Despite the speed boost, FumeFX GPU faithfully preserves the realistic fire and smoke behavior the software is known for. While many sparse fluid solvers lose detail or motion quality, FumeFX GPU maintains both - providing fast simulations without compromising high-end visual accuracy.

 

*Measured on a system with Ryzen 7900X and RTX 4090.

 

 

Simulation Area

Spacing - This parameter directly affects the detail level in your simulation. Type in or use the spinner to set the spacing of the voxel-based grid. The chosen value defines voxel size; smaller voxel size allows for more voxels in simulation, which produces greater detail.

 

Width, Length, Height - These three values set the volumetric dimensions of the FumeFX Grid, thereby establishing the boundaries for simulation within the scene.

 

Blocking Sides - On each grid axis, you can choose to have zero, one, or two blocking sides. For example, if you set the Z-axis to "+Z" then top of the grid will act as a ceiling. If you set it back to none, the top of the grid will act as open space, letting smoke exit freely.

 

 

GPU

Use CUDA Acceleration – FumeFX uses NVIDIA® CUDA to accelerate simulation calculations on the GPU. While GPU and CPU solvers produce different results, both rely on the same core simulation principles.

 

Performance improvements depend on grid size and simulation complexity, but testing has shown an average speed gain of approximately 2× to 5× over CPU-only simulations (NVIDIA RTX 4090 24 GB + AMD Ryzen 9 7900X test system).

 

For optimal results, we recommend an NVIDIA RTX 4090. The minimum suggested GPU for practical use is an RTX 3090.

 

Current GPU limitations:

– Sharpening

– Effectors

– NSim

- Spline Follow

– Burning with Oxygen

– Conservative Advection

– Wavelet Turbulence

– Fluid Mapping

 

Max GPU Memory % – At the start of the simulation, FumeFX GPU allocates the memory it will use for the entire run.
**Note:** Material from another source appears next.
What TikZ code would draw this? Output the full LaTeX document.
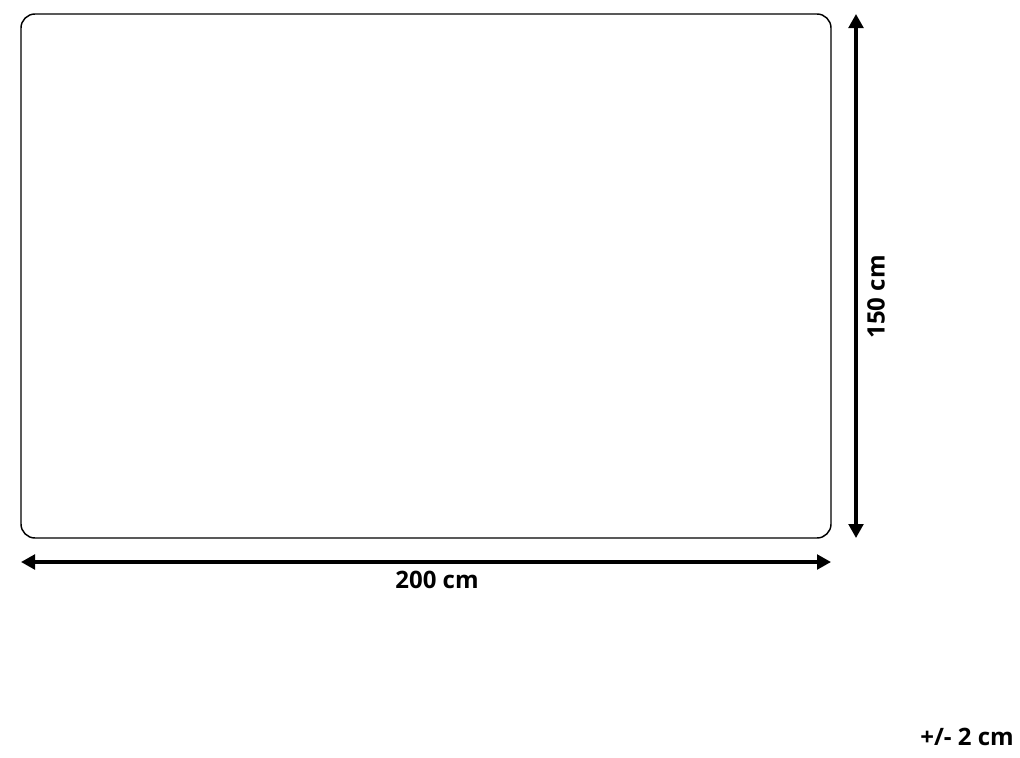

If all three axes have Boundless set to None, FumeFX allocates only the amount needed for the full grid. If any Boundless option is enabled, FumeFX instead allocates a user-defined percentage of the available GPU memory.

 

Max CPU Memory % – FumeFX CPU follows the same logic. It allocates its memory once at the beginning of the simulation. When all axes have Boundless set to None, only the exact amount required for the full grid is allocated. If any Boundless setting is enabled, FumeFX reserves the user-specified percentage of available CPU memory.

 

 

During CUDA-accelerated simulations, the CPU memory limit should always be higher than the GPU memory allocation (wrong setup shown in image above). Otherwise, the GPU will be forced to reduce its memory usage, and you won’t be able to take full advantage of your graphics card.

 

 

Note: If a GPU simulation runs out of memory, FumeFX will seamlessly fall back to CPU simulation. This transition can be noticed in several ways: the GPU memory usage progress bar will turn dark red, the simulation output window will report the change, and the system taskbar will show increased CPU usage. To monitor GPU activity, select CUDA from one of the GPU graphs in the performance monitoring dropdown.

When simulating large grids near your GPU memory limits, we recommend turning off the GPU Viewport Display or setting its quality to 3. This helps reduce GPU memory usage and prevents unnecessary memory pressure during simulation.

 

 

Adaptive Grid

Adaptive Grid - While enabled, the grid will expand and shrink with the movement or absence of fluid to use only the necessary portion of the overall grid space. It is highly recommended to leave this enabled because it reduces simulation time and file size.

 

Allow Shrinking - Most of the time you will want grid to shrink and to occupy minimum required space for the simulation. However, if grid expands and shrinks during the simulation it will also delete velocity field which is very important to achieve natural rolling motion.

 

Extra Padding - Allowing velocity field to develop throughout the grid volume is of utmost importance for creating naturally moving fluid. When adaptive grid sensitivity is set to fields (smoke, fire...) adaptive grid will be created very tightly around smoke or any other field. Use this option to add extra voxels around the fields so that velocities can develop more naturally.

 

Sensitivity - FumeFX allows you to choose between different modes that will allow it to adjust grid size based on values near to the adaptive grid boundary.

 

Include Pressure - Enable this option if you want grid to expand based on pressure from the burning process and additional pressure introduced from sources.

 

Field Threshold - This parameter defines boundary sensitivity to smoke, fuel, fire and temperature. Larger number will generate tighter adaptive grid. If there is a source that doesn`t emit any matter and just produces velocities, use sensitivity by Velocity + Fields to be able to enlarge the grid.

 

Velocity Threshold - When Adaptive option is enabled and Sensitivity is set to Velocity + Fields, this parameter will define boundary sensitivity to velocity magnitude. Larger number will generate tighter adaptive grid. A good starting value would be grid Spacing area divided by a factor of 10.

 

Boundless - This option allows you to select grid axes that will be allowed to expand beyond the boundaries set by the container shape. Keep in mind that grid expansion will be limited by the amount of available computer memory.